AIM: Write out the data again exactly, skipping every picture.

--- START OF RECORDS PROVIDED ---

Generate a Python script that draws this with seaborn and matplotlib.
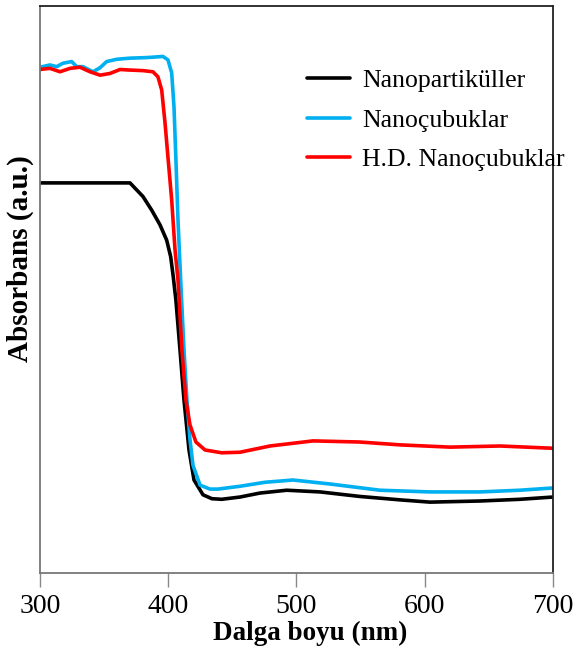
import matplotlib
matplotlib.use("Agg")
import matplotlib.pyplot as plt
import seaborn as sns

# wavelength (nm) and absorbance (a.u.)
wl_np = [300, 370.2, 380.3, 387.1, 393.6, 398.8, 401.9, 403.9, 406.0, 409.2, 412.3,
         416.2, 420.1, 427.1, 434.1, 441.7, 456, 471.5, 492.4, 518.4, 549.5, 580.7,
         604.1, 643.1, 674.3, 700]
abs_np = [0.688, 0.688, 0.664, 0.640, 0.614, 0.587, 0.558, 0.523, 0.481, 0.393, 0.305,
          0.217, 0.164, 0.138, 0.131, 0.130, 0.134, 0.141, 0.146, 0.143, 0.135, 0.129,
          0.125, 0.127, 0.130, 0.134]

wl_nc = [300, 307.8, 313.0, 317.9, 324.7, 328.6, 333.5, 341.3, 346.8, 352.0, 359.8,
         370.2, 383.2, 395.9, 399.8, 402.7, 404.5, 406.0, 407.6, 409.7, 412.3, 414.6,
         417.0, 419.3, 424.8, 432.6, 438.8, 456, 475.4, 497.3, 526.1, 565.1, 604.1,
         643.1, 674.3, 700]
abs_nc = [0.892, 0.896, 0.893, 0.899, 0.902, 0.893, 0.893, 0.884, 0.891, 0.902, 0.906,
          0.908, 0.909, 0.911, 0.905, 0.882, 0.822, 0.729, 0.623, 0.517, 0.393, 0.305,
          0.235, 0.190, 0.155, 0.148, 0.148, 0.153, 0.160, 0.164, 0.157, 0.146, 0.143,
          0.143, 0.146, 0.150]

wl_hd = [300, 307.8, 315.6, 323.4, 331.2, 339.0, 346.8, 354.6, 362.4, 370.2, 380.3,
         388.1, 392.0, 394.9, 397.5, 400.0, 402.7, 405.3, 407.6, 410.7, 413.8, 417.0,
         421.6, 428.7, 441.7, 456, 479.3, 512.9, 549.5, 580.7, 619.7, 658.7, 700]
abs_hd = [0.888, 0.890, 0.884, 0.890, 0.892, 0.884, 0.878, 0.881, 0.888, 0.887, 0.886,
          0.884, 0.875, 0.852, 0.794, 0.728, 0.658, 0.570, 0.517, 0.393, 0.305, 0.261,
          0.231, 0.217, 0.212, 0.213, 0.224, 0.233, 0.231, 0.226, 0.222, 0.224, 0.220]

labels = ["Nanopartiküller", "Nanoçubuklar", "H.D. Nanoçubuklar"]
colors = ["black", "#00B0F0", "#FF0000"]
xticks = [300, 400, 500, 600, 700]

sns.set_style("white")
plt.rcParams["font.family"] = ["Liberation Serif", "DejaVu Serif"]
plt.rcParams["text.color"] = "black"
plt.rcParams["axes.labelcolor"] = "black"
plt.rcParams["xtick.color"] = "black"

fig = plt.figure(figsize=(5.76, 6.51), dpi=100)
ax = fig.add_axes([0.0694, 0.1198, 0.8906, 0.871])

for wl, ab, lab, col in zip([wl_np, wl_nc, wl_hd], [abs_np, abs_nc, abs_hd], labels, colors):
    sns.lineplot(x=wl, y=ab, ax=ax, color=col, linewidth=2.6, label=lab,
                 sort=False, estimator=None)

ax.set_xlim(300, 700)
ax.set_ylim(0, 1)
ax.set_xticks(xticks)
ax.set_yticks([])
ax.tick_params(axis="x", direction="out", length=10, width=1, color="#888888",
               labelsize=20, labelcolor="black", pad=5, bottom=True)
for side in ["left", "bottom"]:
    ax.spines[side].set_color("#777777")
for side in ["top", "right"]:
    ax.spines[side].set_color("#222222")
for sp in ax.spines.values():
    sp.set_linewidth(1.3)

ax.set_xlabel("Dalga boyu (nm)", fontsize=19.5, fontweight="bold")
ax.set_ylabel("Absorbans (a.u.)", fontsize=21, fontweight="bold")
ax.xaxis.set_label_coords(0.526, -0.084)
ax.yaxis.set_label_coords(-0.012, 0.554)

ax.legend(loc="upper left", bbox_to_anchor=(0.52, 0.888), frameon=False, fontsize=18.5,
          handlelength=1.67, handletextpad=0.5, labelspacing=0.63, borderpad=0,
          borderaxespad=0)

fig.savefig("out.png", dpi=100)
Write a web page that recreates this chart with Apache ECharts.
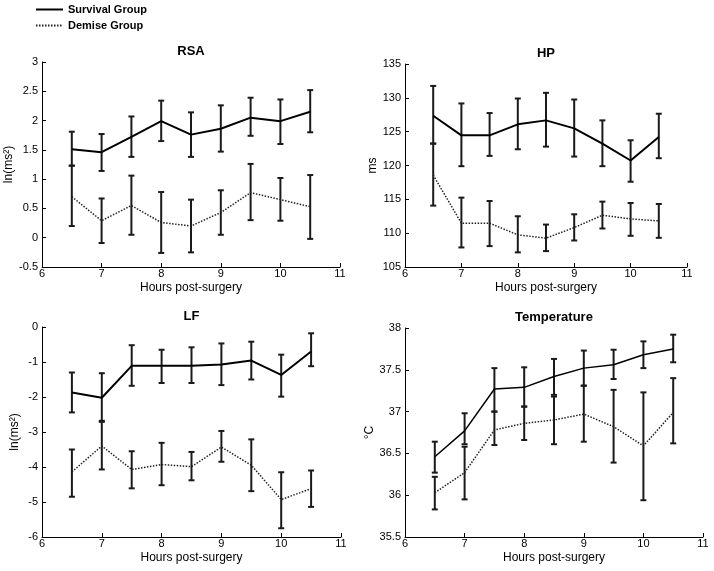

--- END OF RECORDS PROVIDED ---

RESPONSE TO THIS TASK:
Generate a Python script that draws this with seaborn and matplotlib.
import matplotlib
matplotlib.use("Agg")
import matplotlib.pyplot as plt
import seaborn as sns

# wavelength (nm) and absorbance (a.u.)
wl_np = [300, 370.2, 380.3, 387.1, 393.6, 398.8, 401.9, 403.9, 406.0, 409.2, 412.3,
         416.2, 420.1, 427.1, 434.1, 441.7, 456, 471.5, 492.4, 518.4, 549.5, 580.7,
         604.1, 643.1, 674.3, 700]
abs_np = [0.688, 0.688, 0.664, 0.640, 0.614, 0.587, 0.558, 0.523, 0.481, 0.393, 0.305,
          0.217, 0.164, 0.138, 0.131, 0.130, 0.134, 0.141, 0.146, 0.143, 0.135, 0.129,
          0.125, 0.127, 0.130, 0.134]

wl_nc = [300, 307.8, 313.0, 317.9, 324.7, 328.6, 333.5, 341.3, 346.8, 352.0, 359.8,
         370.2, 383.2, 395.9, 399.8, 402.7, 404.5, 406.0, 407.6, 409.7, 412.3, 414.6,
         417.0, 419.3, 424.8, 432.6, 438.8, 456, 475.4, 497.3, 526.1, 565.1, 604.1,
         643.1, 674.3, 700]
abs_nc = [0.892, 0.896, 0.893, 0.899, 0.902, 0.893, 0.893, 0.884, 0.891, 0.902, 0.906,
          0.908, 0.909, 0.911, 0.905, 0.882, 0.822, 0.729, 0.623, 0.517, 0.393, 0.305,
          0.235, 0.190, 0.155, 0.148, 0.148, 0.153, 0.160, 0.164, 0.157, 0.146, 0.143,
          0.143, 0.146, 0.150]

wl_hd = [300, 307.8, 315.6, 323.4, 331.2, 339.0, 346.8, 354.6, 362.4, 370.2, 380.3,
         388.1, 392.0, 394.9, 397.5, 400.0, 402.7, 405.3, 407.6, 410.7, 413.8, 417.0,
         421.6, 428.7, 441.7, 456, 479.3, 512.9, 549.5, 580.7, 619.7, 658.7, 700]
abs_hd = [0.888, 0.890, 0.884, 0.890, 0.892, 0.884, 0.878, 0.881, 0.888, 0.887, 0.886,
          0.884, 0.875, 0.852, 0.794, 0.728, 0.658, 0.570, 0.517, 0.393, 0.305, 0.261,
          0.231, 0.217, 0.212, 0.213, 0.224, 0.233, 0.231, 0.226, 0.222, 0.224, 0.220]

labels = ["Nanopartiküller", "Nanoçubuklar", "H.D. Nanoçubuklar"]
colors = ["black", "#00B0F0", "#FF0000"]
xticks = [300, 400, 500, 600, 700]

sns.set_style("white")
plt.rcParams["font.family"] = ["Liberation Serif", "DejaVu Serif"]
plt.rcParams["text.color"] = "black"
plt.rcParams["axes.labelcolor"] = "black"
plt.rcParams["xtick.color"] = "black"

fig = plt.figure(figsize=(5.76, 6.51), dpi=100)
ax = fig.add_axes([0.0694, 0.1198, 0.8906, 0.871])

for wl, ab, lab, col in zip([wl_np, wl_nc, wl_hd], [abs_np, abs_nc, abs_hd], labels, colors):
    sns.lineplot(x=wl, y=ab, ax=ax, color=col, linewidth=2.6, label=lab,
                 sort=False, estimator=None)

ax.set_xlim(300, 700)
ax.set_ylim(0, 1)
ax.set_xticks(xticks)
ax.set_yticks([])
ax.tick_params(axis="x", direction="out", length=10, width=1, color="#888888",
               labelsize=20, labelcolor="black", pad=5, bottom=True)
for side in ["left", "bottom"]:
    ax.spines[side].set_color("#777777")
for side in ["top", "right"]:
    ax.spines[side].set_color("#222222")
for sp in ax.spines.values():
    sp.set_linewidth(1.3)

ax.set_xlabel("Dalga boyu (nm)", fontsize=19.5, fontweight="bold")
ax.set_ylabel("Absorbans (a.u.)", fontsize=21, fontweight="bold")
ax.xaxis.set_label_coords(0.526, -0.084)
ax.yaxis.set_label_coords(-0.012, 0.554)

ax.legend(loc="upper left", bbox_to_anchor=(0.52, 0.888), frameon=False, fontsize=18.5,
          handlelength=1.67, handletextpad=0.5, labelspacing=0.63, borderpad=0,
          borderaxespad=0)

fig.savefig("out.png", dpi=100)
Write a web page that recreates this chart with Apache ECharts.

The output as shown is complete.